┌──

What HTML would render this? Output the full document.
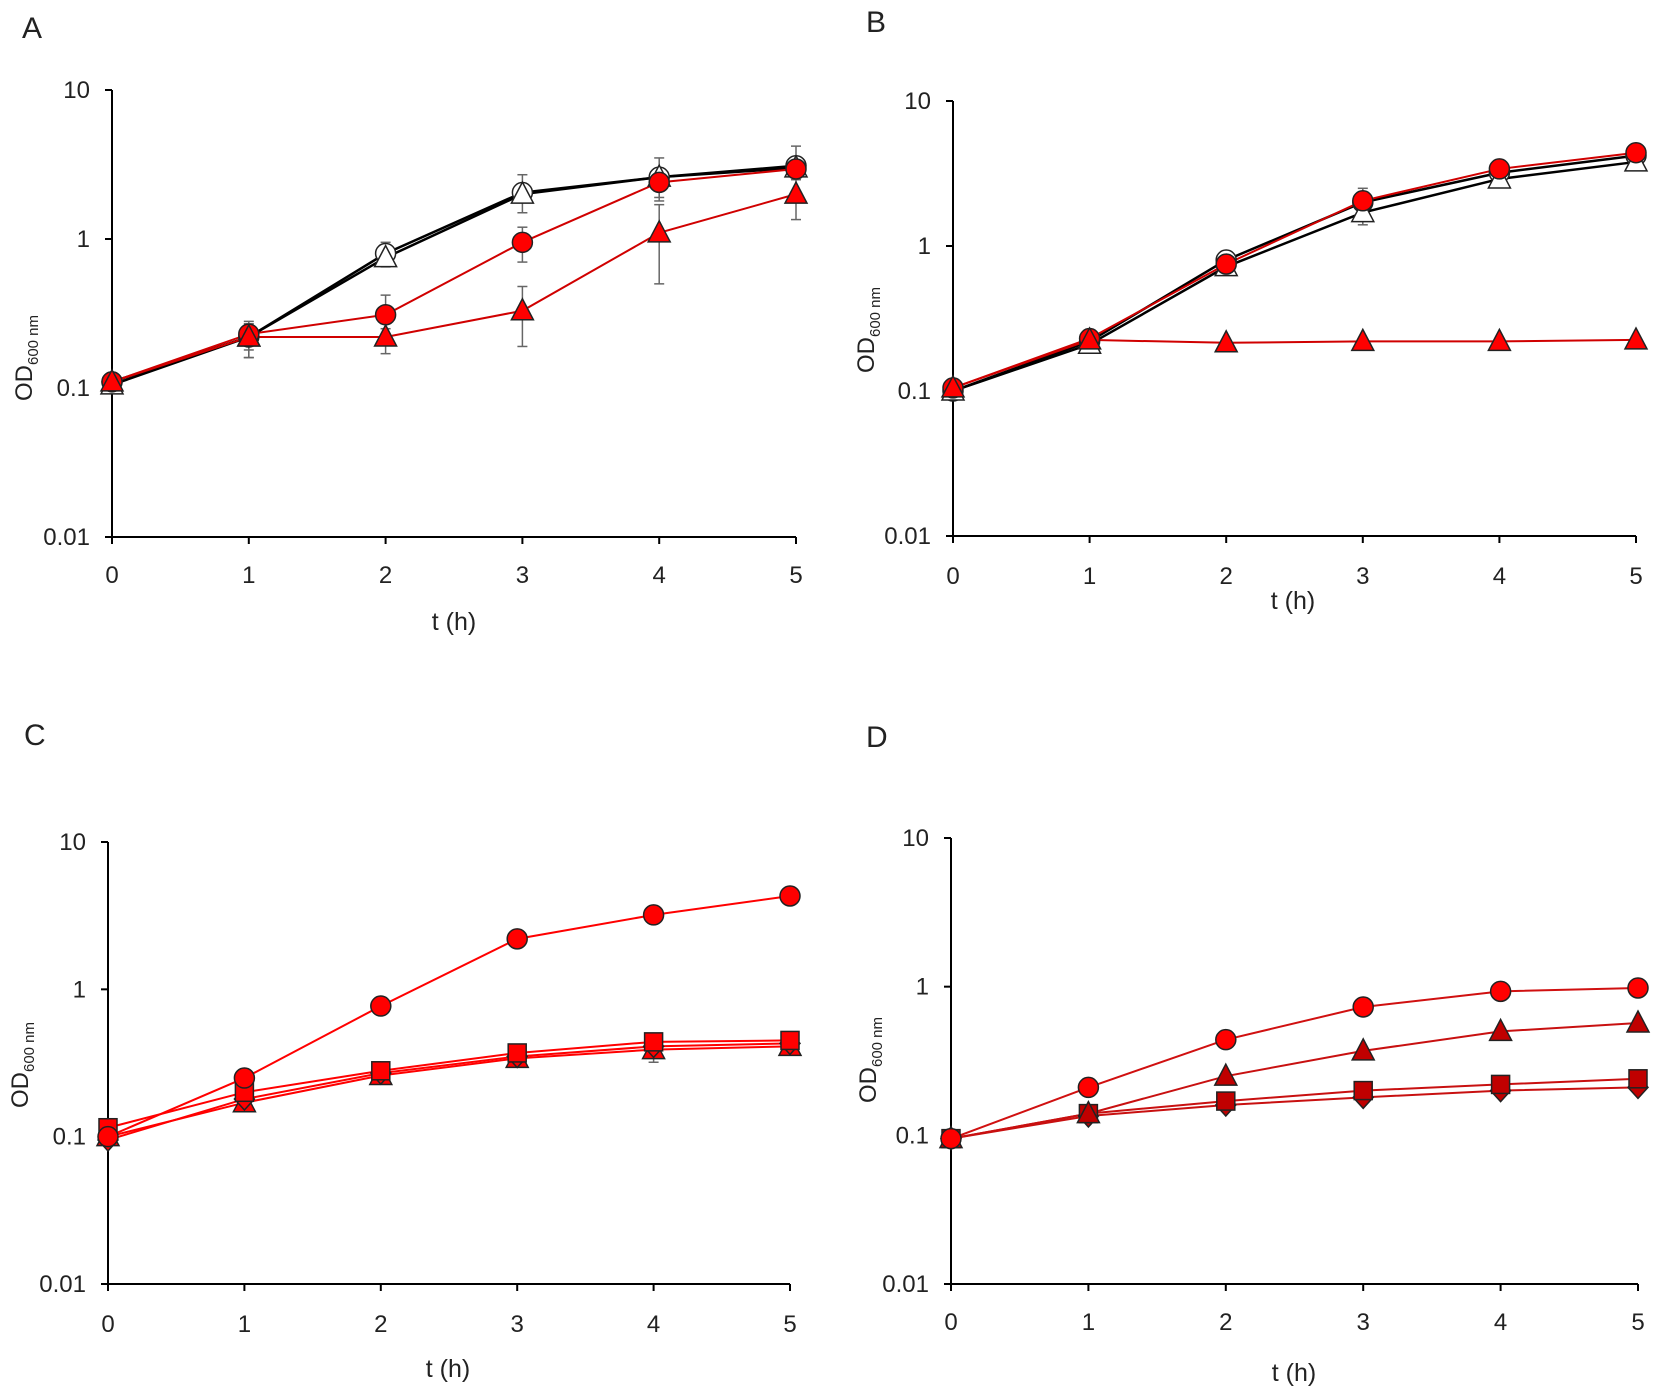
<!DOCTYPE html>
<html><head><meta charset="utf-8"><style>
html,body{margin:0;padding:0;background:#fff}
svg{display:block}
text{font-family:"Liberation Sans",sans-serif;fill:#222}
</style></head><body>
<svg id="s" width="1654" height="1388" viewBox="0 0 1654 1388" xmlns="http://www.w3.org/2000/svg"></svg>
<script>
const S=document.getElementById('s');let h='';
const R='#ff0000',DR='#c00000';
function panel(P){
 const {x0,x5,y10,y001,lab,lx,ly,tly,tx,ty,ylx,yly}=P;
 const X=t=>x0+(x5-x0)*t/5, Y=v=>y10+(y001-y10)*(1-Math.log10(v))/3;
 h+=`<text x="${lx}" y="${ly}" font-size="30">${lab}</text>`;
 h+=`<line x1="${x0}" y1="${y10}" x2="${x0}" y2="${y001}" stroke="#000" stroke-width="2"/>`;
 h+=`<line x1="${x0}" y1="${y001}" x2="${x5}" y2="${y001}" stroke="#000" stroke-width="2"/>`;
 [[10,'10'],[1,'1'],[0.1,'0.1'],[0.01,'0.01']].forEach(([v,s])=>{h+=`<line x1="${x0-7}" y1="${Y(v)}" x2="${x0}" y2="${Y(v)}" stroke="#000" stroke-width="2"/><text x="${x0-22}" y="${Y(v)+8}" font-size="24" text-anchor="end">${s}</text>`;});
 for(let t=0;t<=5;t++){h+=`<line x1="${X(t)}" y1="${y001}" x2="${X(t)}" y2="${y001+7}" stroke="#000" stroke-width="2"/><text x="${X(t)}" y="${tly+8}" font-size="24" text-anchor="middle">${t}</text>`;}
 h+=`<text x="${tx}" y="${ty+8}" font-size="25" text-anchor="middle">t (h)</text>`;
 h+=`<text transform="translate(${ylx+8},${yly}) rotate(-90)" font-size="24" text-anchor="middle">OD<tspan font-size="15" dy="6">600 nm</tspan></text>`;
 P.series.forEach(s=>{
  const pts=s.d.map((v,i)=>[X(i),Y(v)]);
  if(s.err)s.err.forEach((e,i)=>{if(!e)return;const [a,b]=e;h+=`<line x1="${X(i)}" y1="${Y(a)}" x2="${X(i)}" y2="${Y(b)}" stroke="#666" stroke-width="1.5"/><line x1="${X(i)-5}" y1="${Y(a)}" x2="${X(i)+5}" y2="${Y(a)}" stroke="#666" stroke-width="1.5"/><line x1="${X(i)-5}" y1="${Y(b)}" x2="${X(i)+5}" y2="${Y(b)}" stroke="#666" stroke-width="1.5"/>`;});
  h+=`<polyline points="${pts.map(p=>p.join(',')).join(' ')}" fill="none" stroke="${s.lc}" stroke-width="${s.lw||2}"/>`;
 });
 P.series.forEach(s=>{
  s.d.forEach((v,i)=>{const x=X(i),y=Y(v);const f=s.f;
   if(s.m=='o')h+=`<circle cx="${x}" cy="${y}" r="10" fill="${f}" stroke="#222" stroke-width="1.5"/>`;
   else if(s.m=='^')h+=`<polygon points="${x},${y-12} ${x+11},${y+9} ${x-11},${y+9}" fill="${f}" stroke="#222" stroke-width="1.5"/>`;
   else if(s.m=='s')h+=`<rect x="${x-9}" y="${y-9}" width="18" height="18" fill="${f}" stroke="#222" stroke-width="1.5"/>`;
   else if(s.m=='d')h+=`<polygon points="${x},${y-11} ${x+10},${y} ${x},${y+11} ${x-10},${y}" fill="${f}" stroke="#222" stroke-width="1.5"/>`;
  });
 });
}
panel({x0:112,x5:796,y10:90,y001:537,lab:'A',lx:22,ly:38,tly:575,tx:454,ty:622,ylx:24,yly:358,series:[
 {d:[0.11,0.22,0.8,2.05,2.6,3.1],m:'o',f:'#fff',lc:'#000',lw:2.5,err:[0,[0.18,0.28],[0.65,0.95],[1.5,2.7],[1.9,3.5],[2.5,4.2]]},
 {d:[0.105,0.22,0.75,2.0,2.6,3.0],m:'^',f:'#fff',lc:'#000',lw:2.5},
 {d:[0.11,0.23,0.31,0.95,2.4,2.95],m:'o',f:R,lc:'#d00000',err:[0,[0.16,0.27],[0.25,0.42],[0.7,1.2],[1.8,2.9],0]},
 {d:[0.11,0.22,0.22,0.33,1.1,2.0],m:'^',f:R,lc:'#d00000',err:[0,[0.16,0.26],[0.17,0.27],[0.19,0.48],[0.5,1.7],[1.35,2.6]]}]});
panel({x0:953,x5:1636,y10:101,y001:536,lab:'B',lx:866,ly:32,tly:576,tx:1293,ty:601,ylx:866,yly:330,series:[
 {d:[0.1,0.22,0.8,2.0,3.2,4.2],m:'o',f:'#fff',lc:'#000',lw:2.5,err:[0,0,0,[1.4,2.5],0,0]},
 {d:[0.1,0.21,0.72,1.7,2.9,3.8],m:'^',f:'#fff',lc:'#000',lw:2.5},
 {d:[0.105,0.23,0.75,2.05,3.4,4.4],m:'o',f:R,lc:'#d00000'},
 {d:[0.105,0.225,0.215,0.22,0.22,0.225],m:'^',f:R,lc:'#d00000'}]});
panel({x0:108,x5:790,y10:842,y001:1284,lab:'C',lx:24,ly:745,tly:1324,tx:448,ty:1369,ylx:20,yly:1065,series:[
 {d:[0.1,0.17,0.26,0.34,0.39,0.41],m:'^',f:R,lc:R,err:[0,0,0,0,[0.32,0.45],0]},
 {d:[0.095,0.18,0.27,0.35,0.41,0.43],m:'d',f:R,lc:R},
 {d:[0.115,0.2,0.28,0.37,0.44,0.45],m:'s',f:R,lc:R},
 {d:[0.1,0.25,0.77,2.2,3.2,4.3],m:'o',f:R,lc:R}]});
panel({x0:951,x5:1638,y10:838,y001:1284,lab:'D',lx:866,ly:747,tly:1322,tx:1294,ty:1373,ylx:868,yly:1060,series:[
 {d:[0.095,0.135,0.16,0.18,0.2,0.21],m:'d',f:DR,lc:'#c81010'},
 {d:[0.095,0.14,0.17,0.2,0.22,0.24],m:'s',f:DR,lc:'#c81010'},
 {d:[0.095,0.14,0.25,0.37,0.5,0.57],m:'^',f:DR,lc:'#c81010'},
 {d:[0.095,0.21,0.44,0.73,0.93,0.98],m:'o',f:R,lc:'#d01010'}]});
S.innerHTML=h;
</script>
</body></html>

└──

→ **TASK PROMPT**
Gather every line from the listing above in which the word "document" appears.

→ **OUTPUT BELOW**
What HTML would render this? Output the full document.
const S=document.getElementById('s');let h='';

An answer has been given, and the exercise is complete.